What to work on >> Pictures within the data are to be left out; everything else must be reproduced exactly.

Material provided >>
* START *
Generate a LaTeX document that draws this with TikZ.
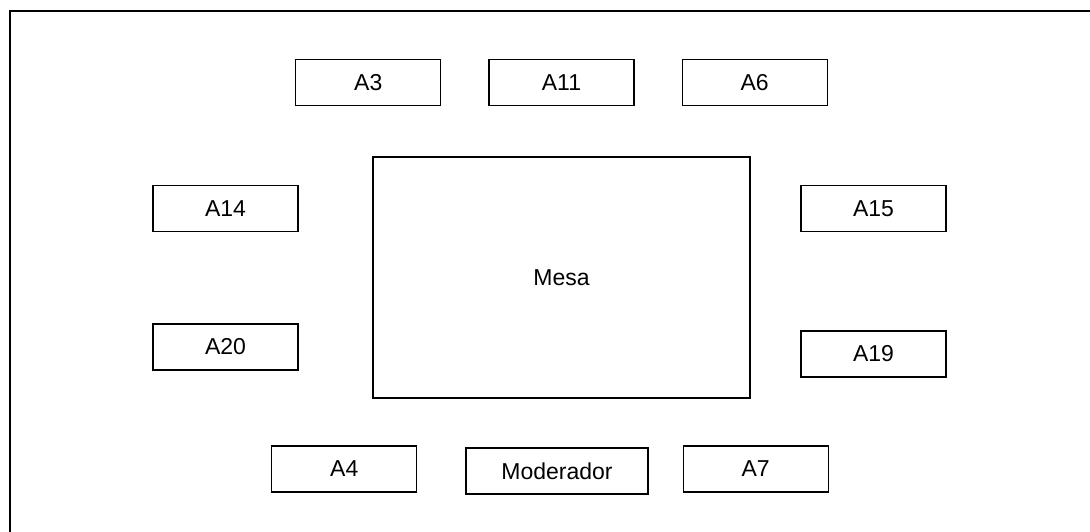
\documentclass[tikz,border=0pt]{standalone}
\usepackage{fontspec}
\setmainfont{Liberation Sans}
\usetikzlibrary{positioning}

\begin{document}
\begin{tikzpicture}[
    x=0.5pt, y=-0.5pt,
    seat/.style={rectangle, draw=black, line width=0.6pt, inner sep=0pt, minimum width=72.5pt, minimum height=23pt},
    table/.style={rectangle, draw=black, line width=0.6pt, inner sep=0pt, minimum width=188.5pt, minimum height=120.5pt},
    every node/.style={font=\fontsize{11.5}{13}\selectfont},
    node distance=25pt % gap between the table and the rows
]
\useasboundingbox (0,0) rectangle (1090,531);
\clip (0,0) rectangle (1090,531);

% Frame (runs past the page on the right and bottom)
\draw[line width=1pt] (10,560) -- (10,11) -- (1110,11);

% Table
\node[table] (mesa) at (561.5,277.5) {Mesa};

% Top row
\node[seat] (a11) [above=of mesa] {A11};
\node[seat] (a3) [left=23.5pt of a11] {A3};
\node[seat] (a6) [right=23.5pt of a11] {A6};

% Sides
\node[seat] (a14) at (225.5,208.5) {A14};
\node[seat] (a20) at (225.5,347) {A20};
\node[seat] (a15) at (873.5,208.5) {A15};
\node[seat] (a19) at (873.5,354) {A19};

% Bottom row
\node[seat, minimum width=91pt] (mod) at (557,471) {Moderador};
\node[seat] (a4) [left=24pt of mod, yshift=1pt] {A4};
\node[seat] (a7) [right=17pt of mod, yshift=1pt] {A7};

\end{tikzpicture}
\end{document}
* END *
Exercise answer >>
Generate a LaTeX document that draws this with TikZ.
\documentclass[tikz,border=0pt]{standalone}
\usepackage{fontspec}
\setmainfont{Liberation Sans}
\usetikzlibrary{positioning}

\begin{document}
\begin{tikzpicture}[
    x=0.5pt, y=-0.5pt,
    seat/.style={rectangle, draw=black, line width=0.6pt, inner sep=0pt, minimum width=72.5pt, minimum height=23pt},
    table/.style={rectangle, draw=black, line width=0.6pt, inner sep=0pt, minimum width=188.5pt, minimum height=120.5pt},
    every node/.style={font=\fontsize{11.5}{13}\selectfont},
    node distance=25pt % gap between the table and the rows
]
\useasboundingbox (0,0) rectangle (1090,531);
\clip (0,0) rectangle (1090,531);

% Frame (runs past the page on the right and bottom)
\draw[line width=1pt] (10,560) -- (10,11) -- (1110,11);

% Table
\node[table] (mesa) at (561.5,277.5) {Mesa};

% Top row
\node[seat] (a11) [above=of mesa] {A11};
\node[seat] (a3) [left=23.5pt of a11] {A3};
\node[seat] (a6) [right=23.5pt of a11] {A6};

% Sides
\node[seat] (a14) at (225.5,208.5) {A14};
\node[seat] (a20) at (225.5,347) {A20};
\node[seat] (a15) at (873.5,208.5) {A15};
\node[seat] (a19) at (873.5,354) {A19};

% Bottom row
\node[seat, minimum width=91pt] (mod) at (557,471) {Moderador};
\node[seat] (a4) [left=24pt of mod, yshift=1pt] {A4};
\node[seat] (a7) [right=17pt of mod, yshift=1pt] {A7};

\end{tikzpicture}
\end{document}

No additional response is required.